At a time when the industrialization of winemaking means that cases by the millions can be shipped halfway around the world and stacked in Walmart, the idea of one guy knocking around California to find forgotten old vineyards seems almost laughable, but that’s what Field Recordings founder Andrew Jones does. Freddo is 100 percent Sangiovese, fermented with almost no intervention via carbonic maceration. It’s bottled with a label that turns blue when the wine is chilled enough to serve. This low-alcohol, slightly fizzy delight is even better out of the ice chest, so make sure to cool a couple down for a weekend cookout.

FUN FACT: Carbonic maceration is a technique in which grapes are sealed whole in a fermenting tank. This forces the yeasts to convert grape sugar to alcohol from the inside of the berries out. Resulting wines have a fruity nature.

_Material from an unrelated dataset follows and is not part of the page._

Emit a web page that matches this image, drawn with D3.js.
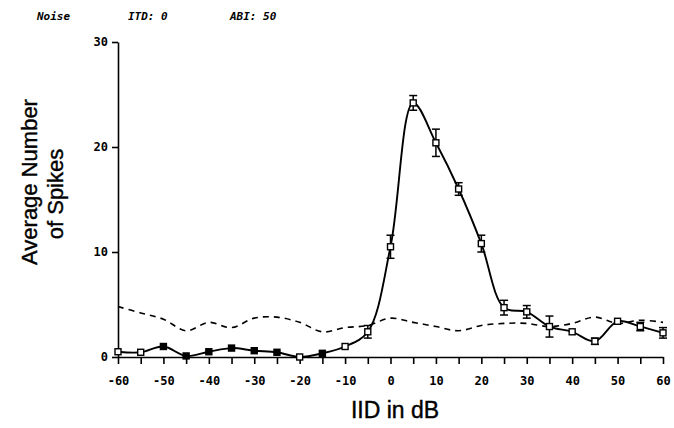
<!DOCTYPE html>
<html>
<head>
<meta charset="utf-8">
<script src="https://cdn.jsdelivr.net/npm/d3@7"></script>
<style>
  body { margin: 0; background: #fff; }
  svg { display: block; }
</style>
</head>
<body>
<script>
// ----------------------------------------
//  Data
// ----------------------------------------
const iid    = [-60, -55, -50, -45, -40, -35, -30, -25, -20, -15, -10, -5, 0, 5, 10, 15, 20, 25, 30, 35, 40, 45, 50, 55, 60];
const spikes = [0.5, 0.45, 1.0, 0.1, 0.5, 0.85, 0.6, 0.45, 0.0, 0.35, 1.0, 2.4, 10.5, 24.2, 20.4, 16.0, 10.8, 4.7, 4.3, 2.9, 2.4, 1.5, 3.4, 2.9, 2.3];
const spikeErr = [0.1, 0.1, 0.15, 0.1, 0.1, 0.15, 0.1, 0.1, 0.1, 0.1, 0.15, 0.6, 1.1, 0.7, 1.3, 0.6, 0.8, 0.7, 0.6, 1.0, 0.2, 0.3, 0.2, 0.4, 0.5];
const filledAt = [-50, -45, -40, -35, -30, -25, -15];
// dashed trace (spontaneous level)
const spont  = [4.8, 4.2, 3.6, 2.5, 3.3, 2.8, 3.7, 3.8, 3.3, 2.4, 2.8, 3.0, 3.7, 3.3, 2.9, 2.5, 3.0, 3.2, 3.2, 2.9, 3.2, 3.8, 3.2, 3.5, 3.3];

const xTicks = d3.range(-60, 61, 5);
const xLabels = d3.range(-60, 61, 10);
const yTicks = [0, 10, 20, 30];

const W = 674, H = 428;
const margin = {top: 42, right: 11, bottom: 71, left: 118};
const width = W - margin.left - margin.right;
const height = H - margin.top - margin.bottom;

const svg = d3.select("body").append("svg")
    .attr("width", W)
    .attr("height", H);

const g = svg.append("g")
    .attr("transform", "translate(" + margin.left + "," + margin.top + ")");

// ----------------------------------------
// Scales
// ----------------------------------------
const x = d3.scaleLinear().domain([-60, 60]).range([0, width]);
const y = d3.scaleLinear().domain([0, 30]).range([height, 0]);

const tickFont = "'DejaVu Sans Mono', monospace";

// ----------------------------------------
// Axes
// ----------------------------------------
const xAxis = g.append("g")
    .attr("transform", "translate(0," + height + ")")
    .call(d3.axisBottom(x).tickValues(xTicks).tickSize(7).tickSizeOuter(0)
        .tickFormat(d => xLabels.includes(d) ? d : ""));
xAxis.selectAll("text")
    .attr("dy", "1.5em")
    .style("font-family", tickFont)
    .style("font-size", "12px")
    .style("font-weight", "bold");

const yAxis = g.append("g")
    .call(d3.axisLeft(y).tickValues(yTicks).tickSize(6).tickSizeOuter(0));
yAxis.selectAll("text")
    .attr("x", -10)
    .style("font-family", tickFont)
    .style("font-size", "12px")
    .style("font-weight", "bold");

g.selectAll(".domain, .tick line").attr("stroke", "#000").attr("stroke-width", 1.6);

// ----------------------------------------
// Lines
// ----------------------------------------
const spontLine = d3.line()
    .x((d, i) => x(iid[i]))
    .y(d => y(d))
    .curve(d3.curveCatmullRom);

g.append("path")
    .datum(spont)
    .attr("fill", "none")
    .attr("stroke", "#000")
    .attr("stroke-width", 1.6)
    .attr("stroke-dasharray", "6,5")
    .attr("d", spontLine);

const respLine = d3.line()
    .x((d, i) => x(iid[i]))
    .y(d => y(d))
    .curve(d3.curveCatmullRom.alpha(0.5));

g.append("path")
    .datum(spikes)
    .attr("fill", "none")
    .attr("stroke", "#000")
    .attr("stroke-width", 1.9)
    .attr("d", respLine);

// error bars
const pts = iid.map((v, i) => ({iid: v, val: spikes[i], err: spikeErr[i]}));

const eb = g.selectAll(".err")
    .data(pts.filter(d => d.err >= 0.3))
    .enter().append("g")
    .attr("class", "err")
    .attr("stroke", "#000")
    .attr("stroke-width", 1.5);

eb.append("line")
    .attr("x1", d => x(d.iid)).attr("x2", d => x(d.iid))
    .attr("y1", d => y(d.val - d.err)).attr("y2", d => y(d.val + d.err));
eb.append("line")
    .attr("x1", d => x(d.iid) - 4).attr("x2", d => x(d.iid) + 4)
    .attr("y1", d => y(d.val + d.err)).attr("y2", d => y(d.val + d.err));
eb.append("line")
    .attr("x1", d => x(d.iid) - 4).attr("x2", d => x(d.iid) + 4)
    .attr("y1", d => y(d.val - d.err)).attr("y2", d => y(d.val - d.err));

// markers
g.selectAll(".pt")
    .data(pts)
    .enter().append("rect")
    .attr("class", "pt")
    .attr("x", d => x(d.iid) - 3)
    .attr("y", d => y(d.val) - 3)
    .attr("width", 6)
    .attr("height", 6)
    .attr("fill", d => filledAt.includes(d.iid) ? "#000" : "#fff")
    .attr("stroke", "#000")
    .attr("stroke-width", 1.4);

// ----------------------------------------
// Titles
// ----------------------------------------
const hdr = svg.append("g")
    .style("font-family", tickFont)
    .style("font-size", "11px")
    .style("font-style", "italic")
    .style("font-weight", "bold");
hdr.append("text").attr("x", 37).attr("y", 20).text("Noise");
hdr.append("text").attr("x", 128).attr("y", 20).text("ITD: 0");
hdr.append("text").attr("x", 230).attr("y", 20).text("ABI: 50");

const labFont = "'Liberation Sans', Arial, sans-serif";

svg.append("text")
    .attr("x", margin.left + x(1))
    .attr("y", 418)
    .attr("text-anchor", "middle")
    .attr("stroke", "#000")
    .attr("stroke-width", 0.4)
    .style("font-family", labFont)
    .style("font-size", "23px")
    .text("IID in dB");

svg.append("text")
    .attr("transform", "translate(37,182) rotate(-90)")
    .attr("text-anchor", "middle")
    .attr("stroke", "#000")
    .attr("stroke-width", 0.4)
    .style("font-family", labFont)
    .style("font-size", "22px")
    .text("Average Number");

svg.append("text")
    .attr("transform", "translate(63,194) rotate(-90)")
    .attr("text-anchor", "middle")
    .attr("stroke", "#000")
    .attr("stroke-width", 0.4)
    .style("font-family", labFont)
    .style("font-size", "22px")
    .text("of Spikes");
</script>
</body>
</html>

Two Roads Persian Lime Gose
($15 4–16-ounce cans, Legends)

Gose is a very old and obscure style of German beer with a high wheat content and a sour yet salty character. It was on the verge of extinction before the American craft beer scene revived it. Here in the USA, it’s common to introduce a fruit element to act as a foil for the sourness. Two Roads Brewery in Connecticut uses fresh Persian lime juice to this end and the result is a fascinating balancing act among the juicy lime notes, the subtle salinity, and the inherent sourness of the style. It’s attractively refreshing and just the ticket for spring patio hangouts.

Michel Couvreur Single Cask Whisky “Spirale”
($750, Kysela Pere et Fils)

Did that price get your attention? It should, because if you are a whiskey afficionado this should be on your radar. Distiller Michel Couvreur grew up in Belgium, learned his craft in Scotland, and built his still in France’s Burgundy region. “Spirale” is an amazing tale—distilled in cellars he dug himself, then aged for 13 years in fino sherry casks, and then aged five years more in casks that held an obscure regional sweet wine called “spirale,” made from dried grapes that almost no one ferments any longer. The nectar that emerged after this 18-year-long saga yielded 430 bottles. It’s a heady elixir redolent of quince, almonds, and oranges.